Новый год я встретила в санатории. После праздника с раздачей подарков воспитатели нас уложили спать, а сами собрались на втором этаже для встречи второго послевоенного года.
Вот я лежу и слушаю играющий патефон и голос Шульженко, песни которой напевали все няньки и воспитатели. Сейчас они танцуют, и только слышно шарканье ног по полу…
Осень, холодное у-у - утро,
Небо как будто в тума-а-не,
Дарит оно перламу-у-тром
Солнце осеннее ра-а-ннее...
Музыка, как всегда, доводит меня до такого волнения, что без слез невозможно ее выдержать. Почему я плачу, если у меня лично никаких проблем, кроме одной: я скучаю по дому? Меня сытно накормили, побаловали мандаринкой, конфетами, уложили в удобную постель... Я пока не знаю, что такое смерть близкого человека, а своей болезни не чувствую. Туберкулез не болит, слава Богу. Во всяком случае – мой.
А сейчас играют веселое, мне известное – фокстрот «Риорита». И вдруг музыка обрывается, и я слышу чужой плач. Там, наверху, где только что танцевали. Плачут горько и словно бы хором, как поют.
Дверь в спальню приоткрылась, кто-то осторожно заглянул. Плач наверху оборвался, но теперь я не сдерживаюсь, громко всхлипываю.
Кто-то пробирается ко мне через узкие проходы между койками. Я замолкаю.
– Люсенька, тише, разбудишь всех, – шепчет мне воспитательница. – У тебя что-то болит?

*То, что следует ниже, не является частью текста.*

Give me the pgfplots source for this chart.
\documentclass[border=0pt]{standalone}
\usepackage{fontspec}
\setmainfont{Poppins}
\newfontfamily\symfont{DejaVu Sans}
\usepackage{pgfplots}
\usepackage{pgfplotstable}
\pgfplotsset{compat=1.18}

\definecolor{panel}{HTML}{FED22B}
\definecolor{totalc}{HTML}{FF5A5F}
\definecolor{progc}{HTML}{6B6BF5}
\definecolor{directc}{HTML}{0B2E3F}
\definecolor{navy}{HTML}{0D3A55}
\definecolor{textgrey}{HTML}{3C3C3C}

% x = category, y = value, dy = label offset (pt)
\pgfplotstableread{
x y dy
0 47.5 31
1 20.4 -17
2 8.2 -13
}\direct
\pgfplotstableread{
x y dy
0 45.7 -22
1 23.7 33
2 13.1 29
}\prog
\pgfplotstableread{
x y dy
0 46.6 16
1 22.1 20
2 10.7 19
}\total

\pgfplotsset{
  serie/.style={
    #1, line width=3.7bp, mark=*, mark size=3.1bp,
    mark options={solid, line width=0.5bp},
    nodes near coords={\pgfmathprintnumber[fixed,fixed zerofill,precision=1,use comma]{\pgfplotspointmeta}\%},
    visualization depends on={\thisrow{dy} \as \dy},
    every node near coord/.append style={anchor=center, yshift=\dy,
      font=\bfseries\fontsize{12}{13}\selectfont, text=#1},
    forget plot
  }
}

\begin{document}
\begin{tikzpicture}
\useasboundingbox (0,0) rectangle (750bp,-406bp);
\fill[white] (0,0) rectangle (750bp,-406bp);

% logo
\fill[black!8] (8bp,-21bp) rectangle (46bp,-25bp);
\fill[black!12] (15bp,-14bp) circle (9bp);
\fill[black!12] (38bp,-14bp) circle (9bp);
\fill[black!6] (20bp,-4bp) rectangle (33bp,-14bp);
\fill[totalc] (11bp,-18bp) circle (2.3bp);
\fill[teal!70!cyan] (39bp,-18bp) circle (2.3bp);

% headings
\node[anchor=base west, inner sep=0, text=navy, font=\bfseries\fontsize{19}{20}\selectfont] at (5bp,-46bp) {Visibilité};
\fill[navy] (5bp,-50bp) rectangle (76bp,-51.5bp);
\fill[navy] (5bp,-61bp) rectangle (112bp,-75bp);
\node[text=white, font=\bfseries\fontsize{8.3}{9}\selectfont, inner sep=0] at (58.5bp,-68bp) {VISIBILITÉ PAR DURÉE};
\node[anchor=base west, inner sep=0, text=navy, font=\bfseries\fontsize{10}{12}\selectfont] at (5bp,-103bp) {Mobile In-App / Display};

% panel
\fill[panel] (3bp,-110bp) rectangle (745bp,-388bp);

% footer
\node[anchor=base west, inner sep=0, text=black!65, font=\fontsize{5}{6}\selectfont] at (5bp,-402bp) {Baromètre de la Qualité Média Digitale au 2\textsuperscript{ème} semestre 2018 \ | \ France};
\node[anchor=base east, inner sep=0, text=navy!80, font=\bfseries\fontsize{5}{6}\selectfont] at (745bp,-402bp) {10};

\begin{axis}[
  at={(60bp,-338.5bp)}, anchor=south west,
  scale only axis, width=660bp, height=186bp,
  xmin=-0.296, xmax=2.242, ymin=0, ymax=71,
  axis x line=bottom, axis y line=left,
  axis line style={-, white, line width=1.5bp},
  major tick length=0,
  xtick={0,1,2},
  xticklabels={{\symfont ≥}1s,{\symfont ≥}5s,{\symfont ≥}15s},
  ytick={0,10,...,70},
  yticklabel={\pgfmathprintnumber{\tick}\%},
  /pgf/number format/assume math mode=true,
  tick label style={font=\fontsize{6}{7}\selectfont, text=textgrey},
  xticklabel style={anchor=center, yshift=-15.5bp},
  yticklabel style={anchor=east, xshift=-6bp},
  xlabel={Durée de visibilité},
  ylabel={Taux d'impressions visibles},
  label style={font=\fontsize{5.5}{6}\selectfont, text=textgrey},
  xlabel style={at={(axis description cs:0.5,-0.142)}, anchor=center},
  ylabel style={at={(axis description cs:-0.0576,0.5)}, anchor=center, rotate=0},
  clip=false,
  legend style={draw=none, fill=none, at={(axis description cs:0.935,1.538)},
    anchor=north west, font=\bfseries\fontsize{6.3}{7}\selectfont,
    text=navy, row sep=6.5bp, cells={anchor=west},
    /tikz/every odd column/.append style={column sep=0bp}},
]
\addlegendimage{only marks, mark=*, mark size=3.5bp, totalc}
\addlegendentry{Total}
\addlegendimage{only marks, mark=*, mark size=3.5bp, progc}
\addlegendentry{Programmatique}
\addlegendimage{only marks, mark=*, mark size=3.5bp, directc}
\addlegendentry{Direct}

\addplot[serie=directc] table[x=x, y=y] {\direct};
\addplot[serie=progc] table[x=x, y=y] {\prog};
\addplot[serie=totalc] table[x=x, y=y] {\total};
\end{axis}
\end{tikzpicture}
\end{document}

Она целует меня в лоб, и запах духов накрывает мою голову.
– А ну, вставай...Тихонько, вот так. Выходим из спальни...
Она помогает мне нацепить на ноги тапочки, почему-то забирает мое одеяло с собой.
В соседней комнате светло, но воспитательница тут же гасит свет и подталкивает меня к диванчику, заваленному мягкими игрушками.
– Ложись, я тебя прикрою. Вот так. А теперь говори, почему ты ночами не спишь? Плачешь почему? Домой хочешь?
Она снова меня целует – теперь в обе щеки, по очереди, очень нежно, и я обнаруживаю, что ее лицо мокрое! Тоже плачет? Но она-то почему? Ей же весело? Им там весело, танцуют... Правда, кто-то плакал и там...
– А почему вы плачете?
– Детка моя, тебе показалось.
– А почему у вас мокрое лицо?
– Все ты замечаешь... Муж у меня погиб на войне. А я так хотела дочку. Как ты. С синими глазками. Чтобы пела все время, как ты.
Мне так неловко, мне так стыдно: разве я все время пою? Не замечала.
– А почему все плачут?
– И у других погибли... Папы, мамы, мужья. Мы почти все здесь – вдовы. А теперь возвращайся в постель. И спи. Мы больше не будем плакать, обещаю.
Приблизительно так проходил этот разговор шепотом в соседней комнате. Какой она была – молодой или не очень, эта воспитательница? Не помню. А разговор о вдовах остался занозой в сердце, потому что своим буйным воображением я представила себе эту картину – как все танцуют и плачут горько под музыку шустрого фокстрота.
Учились мы кое-как. Ведь все нас жалели и потому не ставили двоек и троек на уроках, Мы сидели за партой – одновременно все, не разбитые на классы. Одна учительница вела все предметы, не сильно досаждая нам упреками в лени.
Расслабленные от большого количества лекарств (ПАСКом нас просто закормили!) и нездоровья, мы относились к учебе как к игре.
И вот пришла расплата... Меня выписали в феврале и сразу отправили в школу. Там и оказалось, что Люся Курач, то есть я, – девочка туповатая, не знает арифметики совершенно, и может остаться на второй год, если не будет ходить на дополнительные занятия.
Папа, разглядывал мои тетрадки по арифметике, где красных чернил было больше, чем фиолетовых, вздыхал, сопел огорченно и потом долго размышлял, что со мною делать: наказывать или жалеть? Он так привык иметь дочь-отличницу, то бишь Наточку, ему казалось, что старанием можно достичь такого же результата.
Спасибо дорогой сестрице, что разбаловала моих родителей щедрым подарком – хорошей учебой, и теперь нас с Лялькой ожидало вечное изумление: в кого мы такие двоечницы уродились?!